Aerial Battle Waged Against Calif. Wildfire

Aug. 21, 2014
A converted DC-10 made four significant drops in a day.

Aug. 20--One of the key ways the Junction fire was fought was from the air.

On Monday, aerial firefighting crews dropped about 75,000 gallons of retardant on the blaze, including Tanker 911, a converted McDonnell Douglas DC-10 that can drop about 12,000 gallons of water or chemicals in one pass.

Kenneth Perkins, the U.S. Forest Service tanker base manager at Atwater's Castle Airport, said the tanker made four flights on Monday, using about 42,000 gallons of chemicals.

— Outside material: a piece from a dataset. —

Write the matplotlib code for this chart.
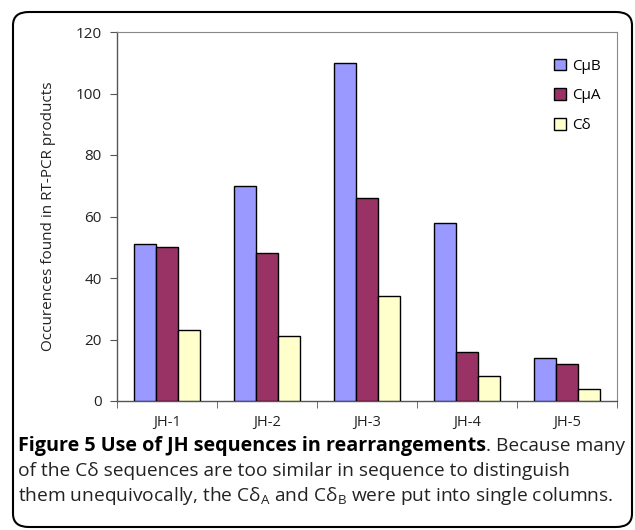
import matplotlib
matplotlib.use("Agg")
import matplotlib.pyplot as plt
import numpy as np
from matplotlib.patches import FancyBboxPatch

categories = ["JH-1", "JH-2", "JH-3", "JH-4", "JH-5"]
series_names = ["CμB", "CμA", "Cδ"]
cmub = [51, 70, 110, 58, 14]
cmua = [50, 48, 66, 16, 12]
cdelta = [23, 21, 34, 8, 4]
colors = ["#9999FF", "#993366", "#FFFFCC"]
yticks = [0, 20, 40, 60, 80, 100, 120]

plt.rcParams['font.family'] = ['Open Sans', 'DejaVu Sans']

fig = plt.figure(figsize=(6.35, 5.30), dpi=100)
W, H = 635, 530
ax = fig.add_axes([117 / W, 1 - 401 / H, 500 / W, 369 / H])

x = np.arange(len(categories))
bw = 0.22
for i, (vals, name, c) in enumerate(zip([cmub, cmua, cdelta], series_names, colors)):
    ax.bar(x + (i - 1) * bw, vals, width=bw, color=c, edgecolor="black", linewidth=1.0, label=name, zorder=3)

ax.set_xlim(-0.5, len(categories) - 0.5)
ax.set_ylim(0, 120)
ax.set_yticks(yticks)
ax.set_yticklabels([str(t) for t in yticks], fontsize=11, color="#222222")
ax.set_xticks(x)
ax.set_xticklabels(categories, fontsize=10.5, color="#222222")
ax.tick_params(axis='x', length=0, pad=10)
ax.set_xticks(np.arange(-0.5, len(categories), 1.0), minor=True)
ax.tick_params(axis='x', which='minor', length=5, direction='out', color="#555555")
ax.tick_params(axis='y', length=5, direction='out', color="#555555", pad=6)
for s in ['top', 'right']:
    ax.spines[s].set_color("#888888")
    ax.spines[s].set_linewidth(0.8)
for s in ['left', 'bottom']:
    ax.spines[s].set_color("#555555")
    ax.spines[s].set_linewidth(1.0)
ax.set_ylabel("Occurences found in RT-PCR products", fontsize=11, color="#222222", labelpad=14)

leg = ax.legend(loc='upper right', bbox_to_anchor=(0.995, 0.965), frameon=False, fontsize=11,
                handlelength=0.8, handleheight=0.8, handletextpad=0.4, labelspacing=0.95)

# figure border
border = FancyBboxPatch((13 / W, 3 / H), 619 / W, 515 / H, boxstyle="round,pad=0,rounding_size=0.025",
                        transform=fig.transFigure, fill=False, edgecolor="black", linewidth=1.5)
fig.patches.append(border)

fs = 13.8
t1 = fig.text(18 / W, 1 - 446 / H, "Figure 5 Use of JH sequences in rearrangements", fontsize=14.2,
              fontweight='bold', va='center', ha='left', color="black")
fig.canvas.draw()
bb = t1.get_window_extent()
fig.text(bb.x1 / W, 1 - 446 / H, ". Because many", fontsize=fs, va='center', ha='left', color="#222222")
fig.text(18 / W, 1 - 471 / H, "of the Cδ sequences are too similar in sequence to distinguish",
         fontsize=fs, va='center', ha='left', color="#222222")
fig.text(18 / W, 1 - 496 / H, r"them unequivocally, the C$\mathregular{\delta_A}$ and C$\mathregular{\delta_B}$ were put into single columns.",
         fontsize=fs, va='center', ha='left', color="#222222")

fig.savefig("out.png", dpi=100)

Besides the massive DC-10 flying from Atwater, seven firefighting aircraft flew sorties Monday from the Forest Service's Fresno Air Attack Base at Fresno Yosemite International Airport.

Base manager John Harpain said his crews serviced one Lockheed P-2V Neptune twin-engine tanker, which can carry 2,700 gallons of chemicals and six smaller Grumman S-2T twin-engine turboprop tankers capable of carrying about 1,200 gallons on each flight.

Overseeing the chemical drops were crews aboard small, nimble twin-engine North American OV-10A Bronco airplanes, which fly overhead to direct the larger tankers.

As of Tuesday morning, a pared-down roster of aircraft were assigned to the Junction fire, including one of the OV-10A Bronco tactical planes, a Bell UH-1H Super Huey helicopter that can use a 324-gallon bucket to make precision drops of water or chemicals, two S-2T air tankers and one of the P-2V tankers.

By midday Tuesday, however, no tanker flights from Fresno had been requested by fire commanders in Oakhurst, said Harpain, the Fresno air-base manager. "We're sitting here ready and loaded when they make the request," he added.